Once I was released from the hospital, my dad let me stay with him and his caregiver, Suzette, who was gracious enough to assist me and cook an extra portion of the meals she made for my dad. I couldn't lay down and had to sleep in a zero-gravity chair. My Aunt Sue was always available at a moment's notice to drive me to my numerous doctor's appointments.
Despite no income and limited disability, my bills and mortgage got paid.
Amazing things continued to happen. Despite no income and limited disability, my bills and mortgage got paid. Someone anonymously paid my health insurance premiums. My friend, Fred, kept me connected via phone calls and by driving me to get-togethers, lunches, and graduations. Meals were cooked and delivered. My co-workers worked with my Padres season ticket rep and got me a signed Trevor Hoffman baseball. When I mentioned to Becky I was looking for a Nissan Altima, she said her brother-in-law was trying to sell the 2013 Altima he inherited from his mom. It was the perfect car for me, and when I test drove it, it was the first time I got behind the wheel since the crash. (That was a little scary).

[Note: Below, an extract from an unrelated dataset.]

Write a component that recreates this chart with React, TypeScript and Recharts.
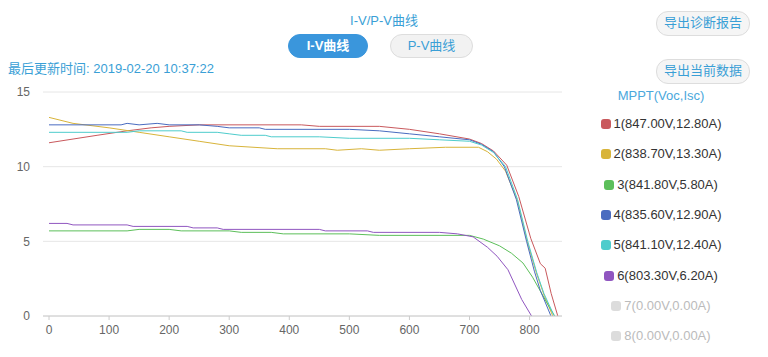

On June 30, I slowly hiked the grasslands in Mission Trails. It wasn't pretty, but I reached my goal. I have to admit I was a little overwhelmed when I reached the top of the Grasslands.
God truly is awesome!
Physically, my recovery started to accelerate. The fractures began to heal, and I was finally able to sleep in a bed. After 96 days, I returned to work part-time on July 25. Three months later, God opened a door and turned my County Parks and Recreation graphic design contractor job into a full-time position with benefits. In November, I took over as leader of the Hiking Ministry.

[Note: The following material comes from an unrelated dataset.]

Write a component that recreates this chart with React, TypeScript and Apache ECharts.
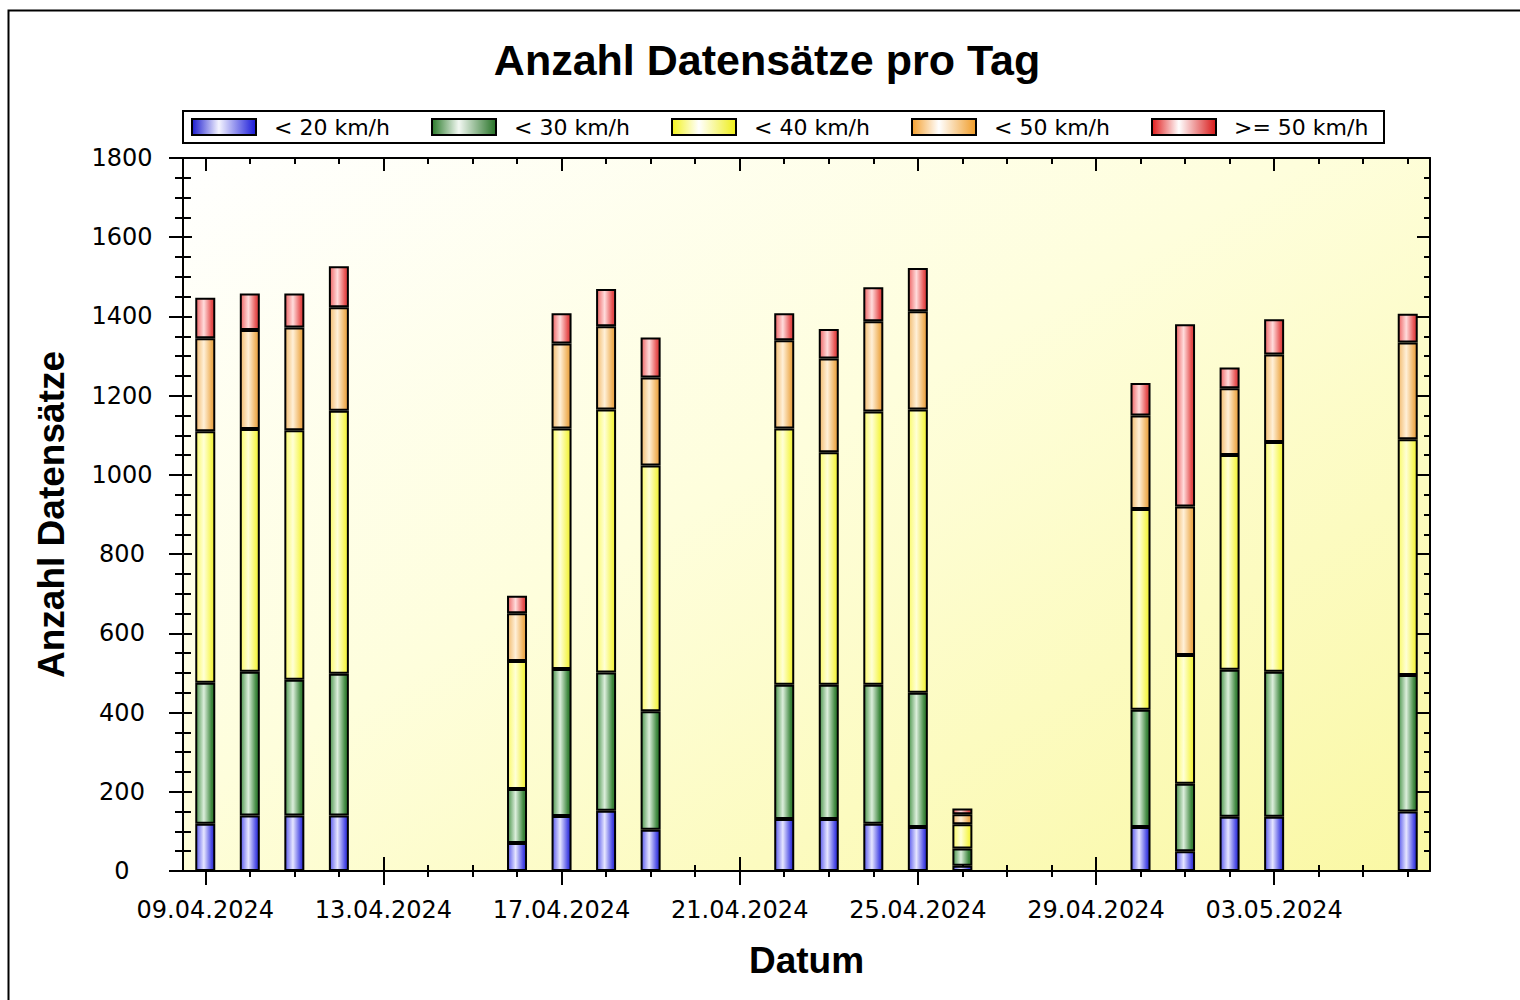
import React, { useEffect, useRef } from 'react';
import * as echarts from 'echarts';

const dates = [
  '09.04.2024', '10.04.2024', '11.04.2024', '12.04.2024', '13.04.2024', '14.04.2024', '15.04.2024',
  '16.04.2024', '17.04.2024', '18.04.2024', '19.04.2024', '20.04.2024', '21.04.2024', '22.04.2024',
  '23.04.2024', '24.04.2024', '25.04.2024', '26.04.2024', '27.04.2024', '28.04.2024', '29.04.2024',
  '30.04.2024', '01.05.2024', '02.05.2024', '03.05.2024', '04.05.2024', '05.05.2024', '06.05.2024',
];

const seriesNames = ['< 20 km/h', '< 30 km/h', '< 40 km/h', '< 50 km/h', '>= 50 km/h'];

const under20 = [119, 140, 140, 140, null, null, null, 71, 139, 152, 104, null, null, 131, 131, 119, 111, 13, null, null, null, 111, 50, 137, 137, null, null, 150];
const under30 = [356, 363, 343, 358, null, null, null, 136, 371, 349, 299, null, null, 339, 339, 351, 339, 44, null, null, null, 296, 170, 371, 366, null, null, 345];
const under40 = [635, 613, 630, 664, null, null, null, 323, 607, 664, 621, null, null, 647, 587, 690, 715, 61, null, null, null, 507, 325, 542, 580, null, null, 595];
const under50 = [235, 250, 259, 261, null, null, null, 121, 215, 210, 222, null, null, 223, 237, 228, 248, 25, null, null, null, 236, 375, 169, 221, null, null, 244];
const over50 = [102, 92, 86, 104, null, null, null, 44, 76, 94, 101, null, null, 68, 74, 86, 109, 15, null, null, null, 82, 460, 52, 89, null, null, 73];

const yMin = 0;
const yMax = 1800;
const yStep = 200;

const barGrad = (a: string, mid: string, b: string, c: string) => ({
  type: 'linear', x: 0, y: 0, x2: 1, y2: 0,
  colorStops: [
    { offset: 0, color: a },
    { offset: 0.42, color: mid },
    { offset: 0.85, color: b },
    { offset: 1, color: c },
  ],
});

const hGrad = (a: string, mid: string, b: string) => ({
  type: 'linear', x: 0, y: 0, x2: 1, y2: 0,
  colorStops: [
    { offset: 0, color: a },
    { offset: 0.42, color: mid },
    { offset: 1, color: b },
  ],
});

const barFills = [
  barGrad('#5a5aec', '#e6e6ff', '#4a4ae4', '#2626c8'),
  barGrad('#4f974f', '#dceedc', '#3f883f', '#2c742c'),
  barGrad('#fafa6a', '#ffffd6', '#f6f652', '#eaea3a'),
  barGrad('#f2bc70', '#fff0d8', '#efb058', '#e49c40'),
  barGrad('#ee6666', '#ffdcdc', '#e65050', '#d43a3a'),
];

const legendFills = [
  hGrad('#1c1cd0', '#f4f4ff', '#1818d8'),
  hGrad('#2a7a2a', '#f2f8f2', '#267226'),
  hGrad('#f2f21c', '#ffffff', '#eeee18'),
  hGrad('#f4a030', '#ffffff', '#f09c28'),
  hGrad('#e01c1c', '#ffffff', '#d81818'),
];

const values = [under20, under30, under40, under50, over50];

const labelFont = 'DejaVu Sans';
const boldFont = 'Liberation Sans';

export default function App() {
  const ref = useRef<HTMLDivElement>(null);

  useEffect(() => {
    document.body.style.margin = '0';
    if (!ref.current) return;
    const chart = echarts.init(ref.current, null, { renderer: 'svg' });

    const black = '#000';
    const baseCat = (extra: any) => ({
      type: 'category',
      data: dates,
      boundaryGap: true,
      axisLabel: { show: false },
      axisLine: { show: false },
      splitLine: { show: false },
      ...extra,
    });
    const baseVal = (extra: any) => ({
      type: 'value',
      min: yMin,
      max: yMax,
      interval: yStep,
      axisLabel: { show: false },
      axisLine: { show: false },
      splitLine: { show: false },
      ...extra,
    });

    const option: any = {
      animation: false,
      backgroundColor: '#ffffff',
      title: {
        text: 'Anzahl Datensätze pro Tag',
        left: 762,
        top: 33,
        textAlign: 'center',
        textStyle: { fontFamily: boldFont, fontWeight: 'bold', fontSize: 43, color: black },
      },
      legend: {
        left: 183,
        top: 111,
        padding: [5, 8, 5, 8],
        borderColor: black,
        borderWidth: 2,
        backgroundColor: '#ffffff',
        itemWidth: 64,
        itemHeight: 16,
        itemGap: 15,
        icon: 'rect',
        selectedMode: false,
        textStyle: {
          fontFamily: labelFont,
          fontSize: 22,
          color: black,
          width: 142,
          overflow: 'none',
          padding: [0, 0, 0, 13],
          lineHeight: 22,
        },
        data: seriesNames.map((n, i) => ({
          name: n,
          itemStyle: { color: legendFills[i], borderColor: black, borderWidth: 2 },
        })),
      },
      grid: {
        left: 183,
        right: 90,
        top: 158,
        bottom: 129,
        show: true,
        borderWidth: 0,
        outerBoundsMode: 'none',
        backgroundColor: {
          type: 'linear', x: 0, y: 0, x2: 1, y2: 1,
          colorStops: [
            { offset: 0, color: '#ffffff' },
            { offset: 0.45, color: '#fefedc' },
            { offset: 1, color: '#faf8a4' },
          ],
        },
      },
      xAxis: [
        baseCat({
          position: 'bottom',
          name: 'Datum',
          nameLocation: 'middle',
          nameGap: 71,
          nameTextStyle: { fontFamily: boldFont, fontWeight: 'bold', fontSize: 37, color: black },
          axisLine: { show: true, lineStyle: { color: black, width: 2 } },
          axisTick: { show: true, alignWithLabel: true, interval: 3, length: 14, inside: false, lineStyle: { color: black, width: 2 } },
          axisLabel: { show: true, interval: 3, margin: 27, fontFamily: labelFont, fontSize: 24, color: black, hideOverlap: false },
        }),
        baseCat({
          position: 'bottom',
          axisTick: { show: true, alignWithLabel: true, interval: 3, length: 14, inside: true, lineStyle: { color: black, width: 2 } },
        }),
        baseCat({
          position: 'bottom',
          axisTick: { show: true, alignWithLabel: true, interval: 0, length: 6, inside: false, lineStyle: { color: black, width: 2 } },
        }),
        baseCat({
          position: 'bottom',
          axisTick: { show: true, alignWithLabel: true, interval: 0, length: 6, inside: true, lineStyle: { color: black, width: 2 } },
        }),
        baseCat({
          position: 'top',
          axisLine: { show: true, lineStyle: { color: black, width: 2 } },
          axisTick: { show: true, alignWithLabel: true, interval: 3, length: 13, inside: true, lineStyle: { color: black, width: 2 } },
        }),
        baseCat({
          position: 'top',
          axisTick: { show: true, alignWithLabel: true, interval: 0, length: 6, inside: true, lineStyle: { color: black, width: 2 } },
        }),
      ],
      yAxis: [
        baseVal({
          position: 'left',
          name: 'Anzahl Datensätze',
          nameLocation: 'middle',
          nameGap: 113,
          nameTextStyle: { fontFamily: boldFont, fontWeight: 'bold', fontSize: 37, color: black },
          axisLine: { show: true, lineStyle: { color: black, width: 2 } },
          axisTick: { show: true, length: 14, inside: false, lineStyle: { color: black, width: 2 } },
          minorTick: { show: true, splitNumber: 4, length: 8, lineStyle: { color: black, width: 2 } },
          axisLabel: {
            show: true, align: 'center', margin: 61, fontFamily: labelFont, fontSize: 24, color: black,
            formatter: (v: number) => String(v),
          },
        }),
        baseVal({
          position: 'left',
          axisTick: { show: true, length: 9, inside: true, lineStyle: { color: black, width: 2 } },
          minorTick: { show: true, splitNumber: 4, length: 8, lineStyle: { color: black, width: 2 } },
        }),
        baseVal({
          position: 'right',
          axisLine: { show: true, lineStyle: { color: black, width: 2 } },
          axisTick: { show: true, length: 13, inside: true, lineStyle: { color: black, width: 2 } },
          minorTick: { show: true, splitNumber: 4, length: 6, lineStyle: { color: black, width: 2 } },
        }),
      ],
      series: seriesNames.map((n, i) => ({
        name: n,
        type: 'bar',
        stack: 'total',
        xAxisIndex: 0,
        yAxisIndex: 0,
        barWidth: 20,
        data: values[i],
        itemStyle: { color: barFills[i], borderColor: black, borderWidth: 2 },
        emphasis: { disabled: true },
      })),
      graphic: [
        {
          type: 'rect',
          silent: true,
          z: 100,
          shape: { x: 8.5, y: 10.5, width: 1600, height: 1200 },
          style: { fill: 'none', stroke: black, lineWidth: 2 },
        },
      ],
    };

    chart.setOption(option);
    return () => chart.dispose();
  }, []);

  return <div ref={ref} style={{ width: 1520, height: 1000 }} />;
}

I am now fully recovered and can do pretty much everything I could before the accident. I'm a little stiff in the morning; it might be from the accident or just plain old age. There's no trauma when I drive, and I feel no latent fear when I go through the intersection—something I do almost every day. With the help of my attorney, a settlement was negotiated that took care of all my medical bills.
God could have taken me Home that day, but He still has work for me to do for Him. The hike I set out to take took an unexpected detour into some painful and scary moments. But so much good has come out of this experience. It has changed my perspective on life, and every hike I take is even more glorious than before. I feel truly blessed and appreciative of all the people in my life. I am in awe that He is with me every step of the way. Each day truly is a gift.
I wasn’t always mindful of that gift prior to my accident. But I am now. That is why, April 19, 2018 was a day of new beginnings.
Thank you again from the bottom of my heart for all your prayers and support. Praise God!